═══ Task data ═══

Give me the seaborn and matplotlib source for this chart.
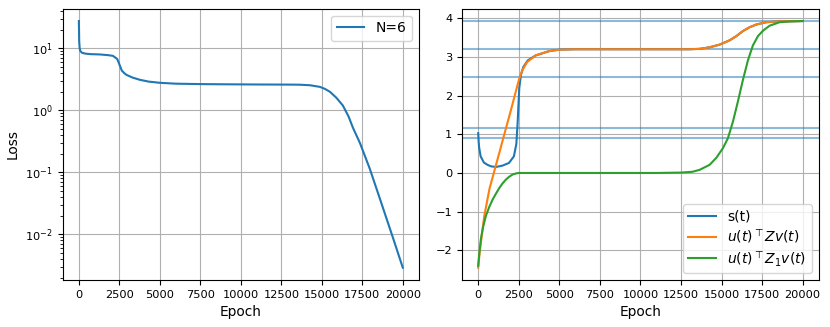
"""Training loss and alignment quantities for the N=6 run."""

import matplotlib

matplotlib.use("Agg")

import matplotlib.pyplot as plt
import seaborn as sns


# ---- loss curve (left panel) ----
LOSS_EPOCH = [
    0, 20, 50, 100, 200, 400, 700, 1300, 1800, 2100, 2360, 2450, 2530, 2650,
    2800, 2940, 3300, 3765, 4300, 5000, 6000, 7470, 9000, 11170, 13000, 13640,
    14260, 14880, 15200, 15500, 15900, 16300, 16650, 16930, 17350, 17960,
    18580, 19400, 20000,
]
LOSS = [
    27.7, 13.0, 10.0, 9.0, 8.5, 8.25, 8.1, 8.0, 7.8, 7.6, 6.8, 6.0, 5.3, 4.4,
    4.0, 3.75, 3.4, 3.12, 2.92, 2.79, 2.7, 2.66, 2.64, 2.62, 2.61, 2.6,
    2.55, 2.4, 2.22, 2.0, 1.6, 1.2, 0.8, 0.52, 0.3, 0.115,
    0.038, 0.0087, 0.0029,
]
LOSS_LABEL = "N=6"

# ---- right panel ----
S_EPOCH = [
    0, 30, 60, 150, 350, 575, 800, 1100, 1500, 1900, 2200, 2350, 2430, 2530,
    2630, 2780, 3050, 3540, 4360, 5000, 6000, 10000, 13000, 13640, 14260,
    14880, 15490, 15910, 16310, 16730, 17140, 17760, 18500, 20000,
]
S_VALUES = [
    1.03, 0.8, 0.65, 0.43, 0.27, 0.21, 0.17, 0.155, 0.19, 0.26, 0.43, 0.75,
    1.3, 2.2, 2.53, 2.74, 2.91, 3.04, 3.15, 3.19, 3.2, 3.2, 3.2, 3.21, 3.25,
    3.32, 3.43, 3.54, 3.67, 3.77, 3.84, 3.90, 3.92, 3.93,
]

ZV_EPOCH = [
    0, 80, 165, 370, 700, 1000, 1300, 1700, 2000, 2300, 2530, 2720, 3020,
    3540, 4360, 5000, 6000, 10000, 13000, 13640, 14260, 14880, 15490, 15910,
    16310, 16730, 17140, 17760, 18500, 20000,
]
ZV_VALUES = [
    -2.45, -2.1, -1.8, -1.12, -0.40, 0.06, 0.52, 1.14, 1.60, 2.08, 2.44, 2.66,
    2.87, 3.04, 3.15, 3.19, 3.2, 3.2, 3.2, 3.21, 3.25, 3.32, 3.43, 3.54,
    3.67, 3.77, 3.84, 3.90, 3.92, 3.93,
]

Z1_EPOCH = [
    0, 50, 165, 300, 475, 680, 885, 1100, 1300, 1500, 1710, 1900, 2120, 2350,
    2530, 3000, 6000, 11000, 12500, 13200, 13640, 14260, 14670, 15080, 15390,
    15700, 16000, 16310, 16620, 16930, 17240, 17550, 17960, 18580, 19200,
    20000,
]
Z1_VALUES = [
    -2.40, -2.15, -1.71, -1.40, -1.11, -0.88, -0.69, -0.53, -0.39, -0.27,
    -0.17, -0.10, -0.04, -0.01, 0.0, 0.0, 0.0, 0.0, 0.01, 0.03, 0.08, 0.21,
    0.39, 0.64, 0.90, 1.33, 1.84, 2.40, 2.91, 3.30, 3.54, 3.68, 3.81, 3.90,
    3.92, 3.93,
]

SINGULAR_VALUES = [3.93, 3.2, 2.485, 1.175, 0.9]
RIGHT_LABELS = ["s(t)", r"$u(t)^\top Zv(t)$", r"$u(t)^\top Z_1v(t)$"]

TICK_SIZE = 8.2
LABEL_SIZE = 9.9
LEGEND_SIZE = 10


def plot_loss(ax):
    sns.lineplot(x=LOSS_EPOCH, y=LOSS, ax=ax, color="C0", linewidth=1.5,
                 estimator=None, label=LOSS_LABEL)
    ax.set_yscale("log")
    ax.set_xlabel("Epoch", fontsize=LABEL_SIZE)
    ax.set_ylabel("Loss", fontsize=LABEL_SIZE)
    ax.grid(True)
    ax.legend(loc="upper right", fontsize=LEGEND_SIZE)


def plot_alignment(ax):
    for value in SINGULAR_VALUES:
        ax.axhline(value, color="C0", alpha=0.5, linewidth=1.5)

    series = [(S_EPOCH, S_VALUES), (ZV_EPOCH, ZV_VALUES), (Z1_EPOCH, Z1_VALUES)]
    for index, ((epochs, values), label) in enumerate(zip(series, RIGHT_LABELS)):
        sns.lineplot(x=epochs, y=values, ax=ax, color=f"C{index}",
                     linewidth=1.5, estimator=None, label=label)

    ax.set_xlabel("Epoch", fontsize=LABEL_SIZE)
    ax.grid(True)
    ax.legend(loc="lower right", fontsize=LEGEND_SIZE, labelspacing=0.25)


def main():
    fig = plt.figure(figsize=(8.3, 3.27), dpi=100)
    ax_loss = fig.add_axes([0.0755, 0.1437, 0.4293, 0.8297])
    ax_align = fig.add_axes([0.5566, 0.1437, 0.4301, 0.8297])

    plot_loss(ax_loss)
    plot_alignment(ax_align)

    for ax in (ax_loss, ax_align):
        ax.tick_params(labelsize=TICK_SIZE)

    fig.savefig("out.png", dpi=100)
    plt.close(fig)


if __name__ == "__main__":
    main()
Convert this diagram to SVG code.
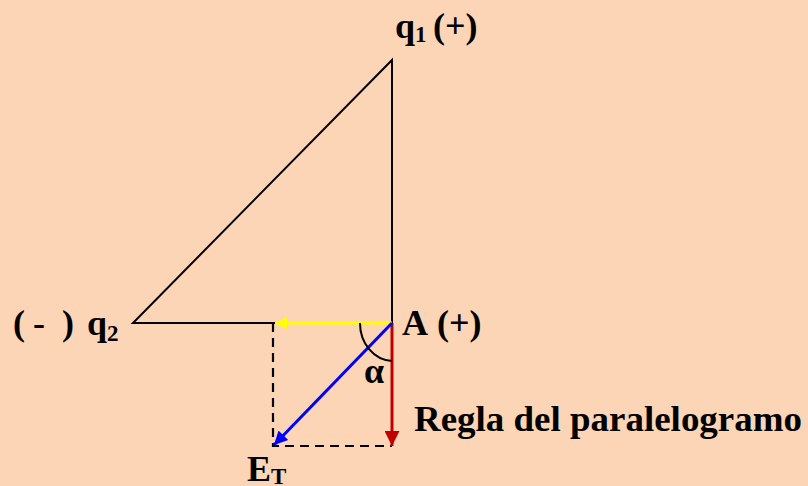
<svg xmlns="http://www.w3.org/2000/svg" width="808" height="486" viewBox="0 0 808 486">
<style>
.t{font-family:"Liberation Serif","Times New Roman",serif;font-weight:bold;fill:#000;font-size:36px}
.s{font-size:23px}
.k{stroke:#000;stroke-width:2;fill:none}
.d{stroke:#000;stroke-width:2.2;fill:none;stroke-dasharray:9,6}
</style>
<defs>
<marker id="hy" viewBox="0 0 10 10" refX="10" refY="5" markerWidth="5" markerHeight="4" markerUnits="strokeWidth" orient="auto"><path d="M0,0 L10,5 L0,10 z" fill="#FFFF00"/></marker>
<marker id="hr" viewBox="0 0 10 10" refX="10" refY="5" markerWidth="5" markerHeight="5" markerUnits="strokeWidth" orient="auto"><path d="M0,0 L10,5 L0,10 z" fill="#C00000"/></marker>
<marker id="hb" viewBox="0 0 10 10" refX="10" refY="5" markerWidth="5" markerHeight="4.5" markerUnits="strokeWidth" orient="auto"><path d="M0,0 L10,5 L0,10 z" fill="#0000FF"/></marker>
</defs>
<rect width="808" height="486" fill="#FBD5B5"/>
<g id="triangle">
<path class="k" d="M392,323 L392,60 L133,323 L275,323"/>
</g>
<g id="parallelogram">
<path class="d" d="M273,323 L273,446 L392,446"/>
</g>
<g id="connectors">
<line x1="392" y1="323" x2="275" y2="323" stroke="#FFFF00" stroke-width="3" marker-end="url(#hy)"/>
<line x1="392" y1="323" x2="392" y2="446" stroke="#C00000" stroke-width="3" marker-end="url(#hr)"/>
<line x1="392" y1="323" x2="274" y2="445" stroke="#0000FF" stroke-width="3" marker-end="url(#hb)"/>
</g>
<g id="angle">
<path class="k" d="M360,323 A33,38 0 0 0 392,361"/>
<text class="t" x="364" y="383">α</text>
</g>
<g id="q1"><text class="t" x="395" y="38">q<tspan class="s" dy="4">1</tspan><tspan dy="-4" x="433">(+)</tspan></text></g>
<g id="q2"><text class="t" y="335"><tspan x="13">(</tspan><tspan x="33">-</tspan><tspan x="62">)</tspan><tspan x="87">q</tspan><tspan class="s" dy="6">2</tspan></text></g>
<g id="A"><text class="t" x="402" y="335">A<tspan x="437">(+)</tspan></text></g>
<g id="ET"><text class="t" x="247" y="481">E<tspan class="s" dy="3">T</tspan></text></g>
<g id="rule"><text class="t" x="414" y="431" textLength="388" lengthAdjust="spacingAndGlyphs">Regla del paralelogramo</text></g>
</svg>
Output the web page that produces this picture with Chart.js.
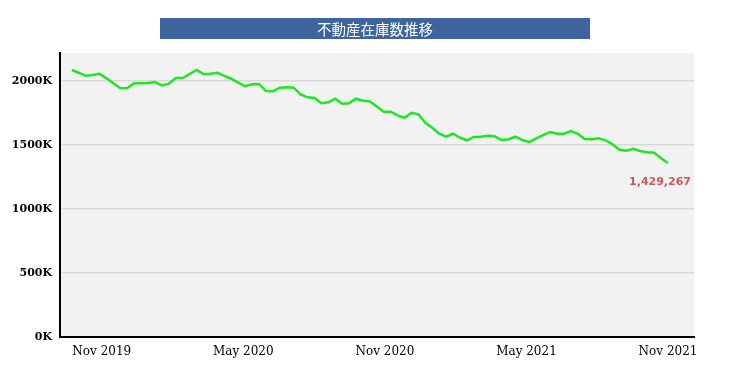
<!DOCTYPE html>
<html>
<head>
<meta charset="utf-8">
<script src="https://cdn.jsdelivr.net/npm/chart.js@4"></script>
<style>
    html, body { margin: 0; padding: 0; background: #fff; }
    #wrap { width: 750px; height: 375px; }
</style>
</head>
<body>
<div id="wrap"><canvas id="stockChart" width="750" height="375"></canvas></div>
<script>
// Inventory count (thousands), roughly every 9 days
const inventory = [
    2086, 2065, 2041, 2047, 2057, 2021, 1982, 1943, 1945, 1982,
    1982, 1984, 1992, 1966, 1979, 2023, 2023, 2055, 2086, 2055,
    2057, 2065, 2041, 2018, 1987, 1959, 1974, 1977, 1922, 1920,
    1948, 1951, 1948, 1896, 1873, 1867, 1826, 1834, 1862, 1823,
    1826, 1862, 1846, 1841, 1801, 1760, 1760, 1732, 1713, 1752,
    1740, 1674, 1635, 1588, 1565, 1588, 1557, 1537, 1563, 1565,
    1573, 1568, 1539, 1545, 1565, 1539, 1523, 1552, 1578, 1602,
    1588, 1588, 1609, 1588, 1547, 1545, 1552, 1537, 1505, 1463,
    1455, 1471, 1453, 1443, 1440, 1396, 1359
];
// months relative to Nov 2019
const firstMonth = -1.27;
const stepMonth = 0.2938;
const monthPos = inventory.map((v, i) => firstMonth + i * stepMonth);

const tickMonths = [0, 6, 12, 18, 24];
const tickLabels = ['Nov 2019', 'May 2020', 'Nov 2020', 'May 2021', 'Nov 2021'];
const yTicks = [0, 500, 1000, 1500, 2000];
const chartTitle = '不動産在庫数推移';
const latestLabel = '1,429,267';

// Plot background + title banner + latest value text
const decorations = {
    id: 'decorations',
    beforeDraw(chart) {
        const { ctx, chartArea: a } = chart;
        ctx.save();
        ctx.fillStyle = '#f2f2f2';
        ctx.fillRect(a.left, a.top, a.right - a.left, a.bottom - a.top);

        ctx.fillStyle = '#3e64a0';
        ctx.fillRect(160, 18, 430, 21);
        ctx.fillStyle = '#ffffff';
        ctx.font = '14.5px "Noto Sans CJK JP"';
        ctx.textAlign = 'center';
        ctx.textBaseline = 'middle';
        ctx.fillText(chartTitle, 375, 29);
        ctx.restore();
    },
    afterDatasetsDraw(chart) {
        const { ctx, chartArea: a } = chart;
        const meta = chart.getDatasetMeta(0);
        const last = meta.data[meta.data.length - 1];
        ctx.save();
        ctx.fillStyle = '#c85a5a';
        ctx.font = 'bold 11px "DejaVu Sans"';
        ctx.textAlign = 'right';
        ctx.textBaseline = 'middle';
        ctx.fillText(latestLabel, a.right - 3, last.y + 19);
        ctx.restore();
    }
};

new Chart(document.getElementById('stockChart'), {
    type: 'line',
    data: {
        datasets: [{
            data: inventory.map((v, i) => ({ x: monthPos[i], y: v })),
            borderColor: '#1de81d',
            borderWidth: 2.5,
            pointRadius: 0,
            tension: 0,
            fill: false
        }]
    },
    options: {
        responsive: false,
        animation: false,
        layout: { padding: { top: 53, right: 56, left: 0, bottom: 0 } },
        plugins: {
            legend: { display: false },
            tooltip: { enabled: false }
        },
        scales: {
            x: {
                type: 'linear',
                min: -1.77,
                max: 25.1,
                afterBuildTicks: axis => {
                    axis.ticks = tickMonths.map(v => ({ value: v }));
                },
                afterFit: axis => { axis.height = 38; },
                grid: { display: false },
                border: { color: '#000', width: 2 },
                ticks: {
                    color: '#000',
                    padding: 0,
                    maxRotation: 0,
                    font: { family: 'DejaVu Serif', size: 12 },
                    callback: function (value) {
                        const i = tickMonths.indexOf(value);
                        return i >= 0 ? tickLabels[i] : '';
                    }
                }
            },
            y: {
                min: 0,
                max: 2219,
                afterBuildTicks: axis => {
                    axis.ticks = yTicks.map(v => ({ value: v }));
                },
                afterFit: axis => { axis.width = 60; },
                grid: {
                    color: '#d8d8d8',
                    lineWidth: 1.5,
                    drawTicks: false
                },
                border: { color: '#000', width: 2 },
                ticks: {
                    color: '#000',
                    padding: 8,
                    font: { family: 'DejaVu Serif', size: 11, weight: 'bold' },
                    callback: function (value) {
                        return value + 'K';
                    }
                }
            }
        }
    },
    plugins: [decorations]
});
</script>
</body>
</html>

═══

• **Objective**: Begin at the line that has "Output the web", stop after the line that has "const monthPos = inventory.map((v, i)", and reproduce every line between them exactly and nothing else. Pictures stay out of the copy.

• **Result of the exercise**:
Output the web page that produces this picture with Chart.js.
<!DOCTYPE html>
<html>
<head>
<meta charset="utf-8">
<script src="https://cdn.jsdelivr.net/npm/chart.js@4"></script>
<style>
    html, body { margin: 0; padding: 0; background: #fff; }
    #wrap { width: 750px; height: 375px; }
</style>
</head>
<body>
<div id="wrap"><canvas id="stockChart" width="750" height="375"></canvas></div>
<script>
// Inventory count (thousands), roughly every 9 days
const inventory = [
    2086, 2065, 2041, 2047, 2057, 2021, 1982, 1943, 1945, 1982,
    1982, 1984, 1992, 1966, 1979, 2023, 2023, 2055, 2086, 2055,
    2057, 2065, 2041, 2018, 1987, 1959, 1974, 1977, 1922, 1920,
    1948, 1951, 1948, 1896, 1873, 1867, 1826, 1834, 1862, 1823,
    1826, 1862, 1846, 1841, 1801, 1760, 1760, 1732, 1713, 1752,
    1740, 1674, 1635, 1588, 1565, 1588, 1557, 1537, 1563, 1565,
    1573, 1568, 1539, 1545, 1565, 1539, 1523, 1552, 1578, 1602,
    1588, 1588, 1609, 1588, 1547, 1545, 1552, 1537, 1505, 1463,
    1455, 1471, 1453, 1443, 1440, 1396, 1359
];
// months relative to Nov 2019
const firstMonth = -1.27;
const stepMonth = 0.2938;
const monthPos = inventory.map((v, i) => firstMonth + i * stepMonth);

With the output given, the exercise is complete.